• **Exercise details**: Print exactly, please, the lines from the top of the entries below up to and including the line with "voltage = np.linspace(-3.0, 3.0, 601)", and nothing else; pictures are excluded.

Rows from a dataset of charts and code
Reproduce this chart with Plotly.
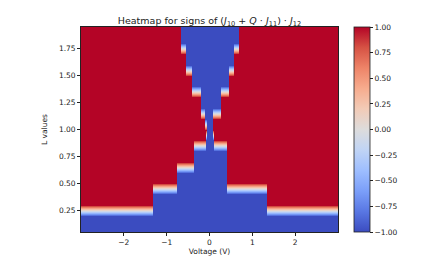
import numpy as np
import plotly.graph_objects as go

# L values (rows of the heatmap)
L_values = [0.1, 0.2, 0.3, 0.4, 0.5, 0.6, 0.7, 0.8, 0.9, 1.0,
            1.1, 1.2, 1.3, 1.4, 1.5, 1.6, 1.7, 1.8, 1.9]
# Voltage interval (left, right) where the sign is negative, per L row
neg_left = [-3.0, -3.0, -1.33, -1.33, -0.75, -0.75, -0.37, -0.37, -0.09, -0.06,
            -0.12, -0.21, -0.21, -0.43, -0.43, -0.55, -0.55, -0.67, -0.67]
neg_right = [3.0, 3.0, 1.34, 1.34, 0.41, 0.41, 0.40, 0.40, 0.10, 0.07,
             0.08, 0.26, 0.26, 0.45, 0.45, 0.57, 0.57, 0.68, 0.68]

voltage = np.linspace(-3.0, 3.0, 601)

z = []
for lo, hi in zip(neg_left, neg_right):
    row = np.where((voltage >= lo) & (voltage <= hi), -1.0, 1.0)
    z.append(row.tolist())

coolwarm = [
    [0.0, '#3b4cc0'], [0.1, '#5977e3'], [0.2, '#7b9ff9'], [0.3, '#9ebeff'],
    [0.4, '#c0d4f5'], [0.5, '#dddcdc'], [0.6, '#f2cbb7'], [0.7, '#f7ac8e'],
    [0.8, '#ee8468'], [0.9, '#d65244'], [1.0, '#b40426'],
]

x_ticks = [-2, -1, 0, 1, 2]
x_ticktext = ['\u22122', '\u22121', '0', '1', '2']
y_ticks = [0.25, 0.5, 0.75, 1.0, 1.25, 1.5, 1.75]
y_ticktext = ['0.25', '0.50', '0.75', '1.00', '1.25', '1.50', '1.75']
cb_ticks = [-1.0, -0.75, -0.5, -0.25, 0.0, 0.25, 0.5, 0.75, 1.0]
cb_ticktext = ['\u22121.00', '\u22120.75', '\u22120.50', '\u22120.25', '0.00',
               '0.25', '0.50', '0.75', '1.00']

font = dict(family='DejaVu Sans', size=7.5, color='#222')

fig = go.Figure(go.Heatmap(
    x=voltage, y=L_values, z=z,
    colorscale=coolwarm, zmin=-1, zmax=1, zsmooth='best',
    colorbar=dict(
        x=(354 - 81) / 257, xanchor='left', xpad=0, y=0.5, yanchor='middle', len=1.0,
        ypad=0, thickness=16, outlinecolor='#222', outlinewidth=0.8,
        tickvals=cb_ticks, ticktext=cb_ticktext, ticks='outside', ticklen=3,
        tickwidth=0.8, tickcolor='#222', tickfont=font,
    ),
))

fig.update_layout(
    width=441, height=256,
    margin=dict(l=81, r=103, t=27, b=24, autoexpand=False),
    paper_bgcolor='white', plot_bgcolor='white',
    font=font,
    title=dict(
        text='Heatmap for signs of (<i>J</i><sub>10</sub> + <i>Q</i> \u00b7 <i>J</i><sub>11</sub>) \u00b7 <i>J</i><sub>12</sub>',
        x=(81 + 338) / 2 / 441, xanchor='center', y=1 - 21 / 256, yanchor='middle',
        font=dict(family='DejaVu Sans', size=9.5, color='#222'),
    ),
    xaxis=dict(
        range=[-3, 3], tickvals=x_ticks, ticktext=x_ticktext, automargin=False,
        ticks='outside', ticklen=3, tickwidth=0.8, tickcolor='#222',
        showline=True, linecolor='#222', linewidth=0.8, mirror=True,
        showgrid=False, zeroline=False,
        title=dict(text='Voltage (V)', standoff=1, font=dict(family='DejaVu Sans', size=7.5)),
    ),
    yaxis=dict(
        range=[0.05, 1.95], tickvals=y_ticks, ticktext=y_ticktext, automargin=False,
        ticks='outside', ticklen=3, tickwidth=0.8, tickcolor='#222',
        showline=True, linecolor='#222', linewidth=0.8, mirror=True,
        showgrid=False, zeroline=False,
        title=dict(text='L values', standoff=10, font=dict(family='DejaVu Sans', size=7.5)),
    ),
)

fig.write_html('out.html', config={'displayModeBar': False},
               post_script="document.body.style.margin='0px';")
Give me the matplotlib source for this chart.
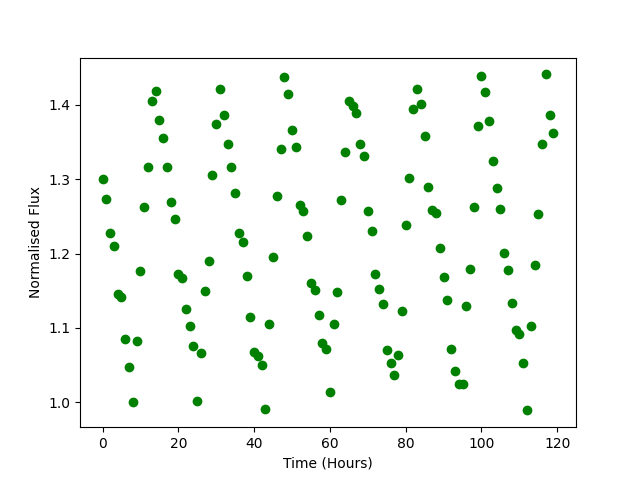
import numpy as np
import matplotlib
matplotlib.use("Agg")
import matplotlib.pyplot as plt

# hourly flux readings, hour 0 to 119
time_hours = np.arange(120)
flux = [
    1.300, 1.274, 1.228, 1.210, 1.146, 1.141, 1.085, 1.048, 1.000, 1.083,
    1.176, 1.262, 1.316, 1.405, 1.419, 1.379, 1.355, 1.316, 1.270, 1.246,
    1.172, 1.167, 1.125, 1.102, 1.075, 1.001, 1.066, 1.149, 1.190, 1.306,
    1.374, 1.422, 1.386, 1.348, 1.316, 1.282, 1.228, 1.215, 1.170, 1.114,
    1.068, 1.062, 1.050, 0.991, 1.105, 1.195, 1.277, 1.341, 1.438, 1.415,
    1.366, 1.344, 1.265, 1.257, 1.224, 1.161, 1.151, 1.117, 1.079, 1.071,
    1.014, 1.105, 1.148, 1.272, 1.337, 1.405, 1.399, 1.389, 1.347, 1.331,
    1.257, 1.230, 1.172, 1.152, 1.132, 1.070, 1.053, 1.037, 1.064, 1.123,
    1.238, 1.302, 1.395, 1.422, 1.401, 1.358, 1.290, 1.258, 1.254, 1.207,
    1.168, 1.138, 1.072, 1.042, 1.025, 1.025, 1.129, 1.179, 1.262, 1.372,
    1.439, 1.417, 1.378, 1.324, 1.288, 1.260, 1.201, 1.178, 1.134, 1.097,
    1.092, 1.053, 0.989, 1.102, 1.184, 1.253, 1.348, 1.441, 1.387, 1.362,
]

plt.figure(figsize=(6.4, 4.8), dpi=100)
plt.plot(time_hours, flux, 'go')
plt.xlabel('Time (Hours)')
plt.ylabel('Normalised Flux')
plt.savefig('out.png')
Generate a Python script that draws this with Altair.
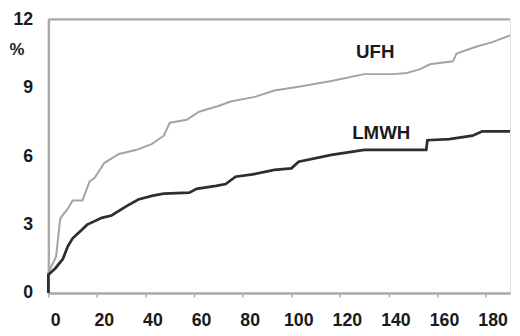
import altair as alt
import pandas as pd

# LMWH curve (days, %)
lmwh_x = [0, 0, 3, 6, 8, 10, 14, 16, 22, 26, 32, 37, 43, 47.5, 58, 61, 69, 73, 77, 84, 93, 100, 103, 116.5, 130, 155.5, 156, 165, 174.6, 178.6, 190]
lmwh_y = [0, 0.8, 1.1, 1.5, 2.05, 2.4, 2.8, 3.0, 3.3, 3.4, 3.8, 4.1, 4.27, 4.36, 4.4, 4.57, 4.7, 4.78, 5.1, 5.2, 5.4, 5.47, 5.76, 6.06, 6.28, 6.28, 6.7, 6.75, 6.9, 7.09, 7.09]

# UFH curve (days, %)
ufh_x = [0, 0, 3.2, 4.8, 5.3, 8, 10, 14, 17, 19, 23, 29, 36, 42.5, 47.5, 50, 57, 62, 70, 75, 85, 93, 103, 116.5, 130, 142, 147.5, 153, 157, 166.5, 168, 176, 182.7, 190]
ufh_y = [0, 0.9, 1.6, 3.2, 3.33, 3.7, 4.06, 4.06, 4.9, 5.04, 5.7, 6.1, 6.27, 6.53, 6.9, 7.47, 7.6, 7.95, 8.2, 8.4, 8.6, 8.88, 9.05, 9.3, 9.6, 9.6, 9.65, 9.82, 10.03, 10.16, 10.5, 10.8, 11.0, 11.3]

series_names = ["UFH", "LMWH"]
label_x = [134.5, 137]
label_y = [10.55, 7.0]

x_ticks = list(range(0, 190, 10))
y_ticks = [0, 3, 6, 9, 12]

rows = []
for i, (x, y) in enumerate(zip(ufh_x, ufh_y)):
    rows.append({"day": x, "pct": y, "series": "UFH", "i": i})
for i, (x, y) in enumerate(zip(lmwh_x, lmwh_y)):
    rows.append({"day": x, "pct": y, "series": "LMWH", "i": i})
df = pd.DataFrame(rows)
labels = pd.DataFrame({"day": label_x, "pct": label_y, "name": series_names})

FONT = "Liberation Sans"

xscale = alt.Scale(domain=[0, 190], nice=False, zero=False)
yscale = alt.Scale(domain=[0, 12], nice=False)

xaxis = alt.Axis(
    values=x_ticks,
    labelExpr="datum.value % 20 == 0 ? datum.label : ''",
    title=None, grid=False, labelFont=FONT, labelFontSize=18, labelFontWeight="bold",
    labelColor="#1a1a1a", labelOffset=7, labelPadding=15, tickSize=4, tickColor="#aaaaaa",
    tickWidth=1.5, domainColor="#aaaaaa", domainWidth=2.5, labelFlush=False, labelOverlap=False,
)
yaxis = alt.Axis(
    values=y_ticks, title=None, grid=False, ticks=False, labelFont=FONT, labelFontSize=18,
    labelFontWeight="bold", labelColor="#1a1a1a", labelPadding=16, domainColor="#aaaaaa",
    domainWidth=2.5, labelFlush=False,
)

lines = alt.Chart(df).mark_line(interpolate="linear", strokeJoin="miter").encode(
    x=alt.X("day:Q", scale=xscale, axis=xaxis),
    y=alt.Y("pct:Q", scale=yscale, axis=yaxis),
    detail="series:N",
    order="i:Q",
    color=alt.Color("series:N", scale=alt.Scale(domain=["UFH", "LMWH"], range=["#a3a3a3", "#2e2e2e"]), legend=None),
    strokeWidth=alt.StrokeWidth("series:N", scale=alt.Scale(domain=["UFH", "LMWH"], range=[2, 2.8]), legend=None),
)

top = alt.Chart(pd.DataFrame({"v": [12]})).mark_rule(color="#aaaaaa", strokeWidth=2.5).encode(
    y=alt.Y("v:Q", scale=yscale)
)

text = alt.Chart(labels).mark_text(font=FONT, fontSize=19, fontWeight="bold", color="#1a1a1a").encode(
    x=alt.X("day:Q", scale=xscale), y=alt.Y("pct:Q", scale=yscale), text="name:N"
)

pct = alt.Chart(pd.DataFrame({"t": ["%"]})).mark_text(
    font=FONT, fontSize=17, fontWeight="bold", color="#1a1a1a"
).encode(x=alt.value(-32), y=alt.value(31), text="t:N")

chart = alt.layer(lines, top, text, pct).properties(
    width=469, height=278,
    autosize=alt.AutoSizeParams(type="none"),
    padding={"left": 41, "top": 9, "right": 2, "bottom": 36},
).configure_view(stroke=None).configure(background="white")

chart.save("out.html", embed_options={"renderer": "svg", "actions": False})
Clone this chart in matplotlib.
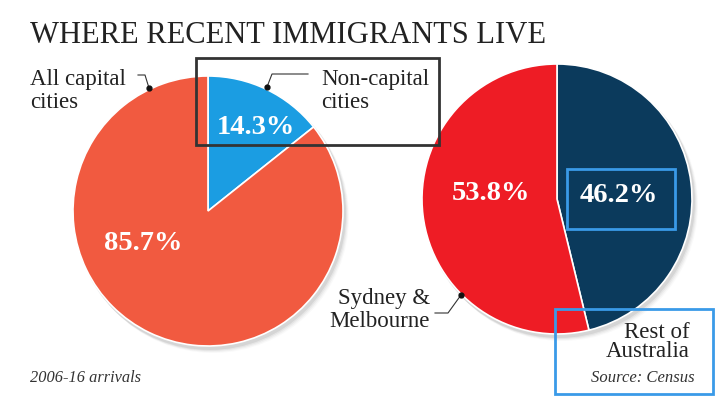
import matplotlib.pyplot as plt
from matplotlib.patches import Circle, Rectangle

W, H = 728, 408

# data
left_labels = ["Non-capital cities", "All capital cities"]
left_values = [14.3, 85.7]
left_colors = ["#1b9de2", "#f15a40"]

right_labels = ["Rest of Australia", "Sydney & Melbourne"]
right_values = [46.2, 53.8]
right_colors = ["#0b3a5c", "#ee1c25"]

SERIF = ["Liberation Serif", "DejaVu Serif"]


def py(y):
    # pixel row (from top) -> data y
    return H - y


fig = plt.figure(figsize=(W / 100, H / 100), dpi=100)
ax = fig.add_axes([0, 0, 1, 1])


def draw_pie(values, colors, cx, cy, r):
    for i, a in enumerate([0.10, 0.07, 0.05, 0.03]):
        ax.add_patch(Circle((cx + 2 + i, py(cy) - 3 - i), r + 1, color="#555555",
                            alpha=a, lw=0, zorder=1))
    ax.pie(values, colors=colors, startangle=90, counterclock=False,
           center=(cx, py(cy)), radius=r, frame=True,
           wedgeprops=dict(edgecolor="white", linewidth=1.2, zorder=2))


draw_pie(left_values, left_colors, 208, 211, 135)
draw_pie(right_values, right_colors, 557, 199, 135)
ax.set_xlim(0, W)
ax.set_ylim(0, H)
ax.set_aspect("equal")
ax.axis("off")

# title
ax.text(30, py(43), "WHERE RECENT IMMIGRANTS LIVE", family=SERIF, fontsize=22,
        color="#222222", ha="left", va="baseline")

# percentages
pct_style = dict(family=SERIF, fontsize=20.5, fontweight="bold", color="white",
                 ha="center", va="center", zorder=5)
ax.text(256, py(127), f"{left_values[0]}%", **pct_style)
ax.text(143, py(243), f"{left_values[1]}%", **pct_style)
ax.text(619, py(195), f"{right_values[0]}%", **pct_style)
ax.text(491, py(194), f"{right_values[1]}%", **pct_style)

# category labels
lab = dict(family=SERIF, fontsize=16.5, color="#222222", linespacing=1.12, zorder=5)
ax.text(30, py(108), "All capital\ncities", ha="left", va="baseline", **lab)
ax.text(321, py(108), "Non-capital\ncities", ha="left", va="baseline", **lab)
ax.text(430, py(327), "Sydney &\nMelbourne", ha="right", va="baseline", **lab)
ax.text(690, py(357), "Rest of\nAustralia", ha="right", va="baseline",
        **{**lab, "linespacing": 0.9})

# leader lines
leaders = [
    [(138, 75), (145, 75), (149, 88)],
    [(308, 74), (272, 74), (267, 87)],
    [(435, 313), (448, 313), (461, 295)],
]
for pts in leaders:
    xs = [p[0] for p in pts]
    ys = [py(p[1]) for p in pts]
    ax.plot(xs, ys, color="#333333", lw=0.8, zorder=6)
    ax.plot(xs[-1], ys[-1], "o", color="#111111", ms=3.5, zorder=7)

# notes
note = dict(family=SERIF, style="italic", color="#333333", va="baseline")
ax.text(30, py(382), "2006-16 arrivals", ha="left", fontsize=11.8, **note)
ax.text(695, py(382), "Source: Census", ha="right", fontsize=12, **note)

# highlight boxes
boxes = [
    ((196, 58, 439, 145), "#333333"),
    ((567, 169, 675, 229), "#3a9ae8"),
    ((555, 309, 713, 394), "#3a9ae8"),
]
for (x0, y0, x1, y1), c in boxes:
    ax.add_patch(Rectangle((x0, py(y1)), x1 - x0, y1 - y0, fill=False,
                           edgecolor=c, lw=2, zorder=8))

fig.savefig("out.png", dpi=100)
plt.close(fig)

• **Correct result**:
Reproduce this chart with Plotly.
import numpy as np
import plotly.graph_objects as go

# L values (rows of the heatmap)
L_values = [0.1, 0.2, 0.3, 0.4, 0.5, 0.6, 0.7, 0.8, 0.9, 1.0,
            1.1, 1.2, 1.3, 1.4, 1.5, 1.6, 1.7, 1.8, 1.9]
# Voltage interval (left, right) where the sign is negative, per L row
neg_left = [-3.0, -3.0, -1.33, -1.33, -0.75, -0.75, -0.37, -0.37, -0.09, -0.06,
            -0.12, -0.21, -0.21, -0.43, -0.43, -0.55, -0.55, -0.67, -0.67]
neg_right = [3.0, 3.0, 1.34, 1.34, 0.41, 0.41, 0.40, 0.40, 0.10, 0.07,
             0.08, 0.26, 0.26, 0.45, 0.45, 0.57, 0.57, 0.68, 0.68]

voltage = np.linspace(-3.0, 3.0, 601)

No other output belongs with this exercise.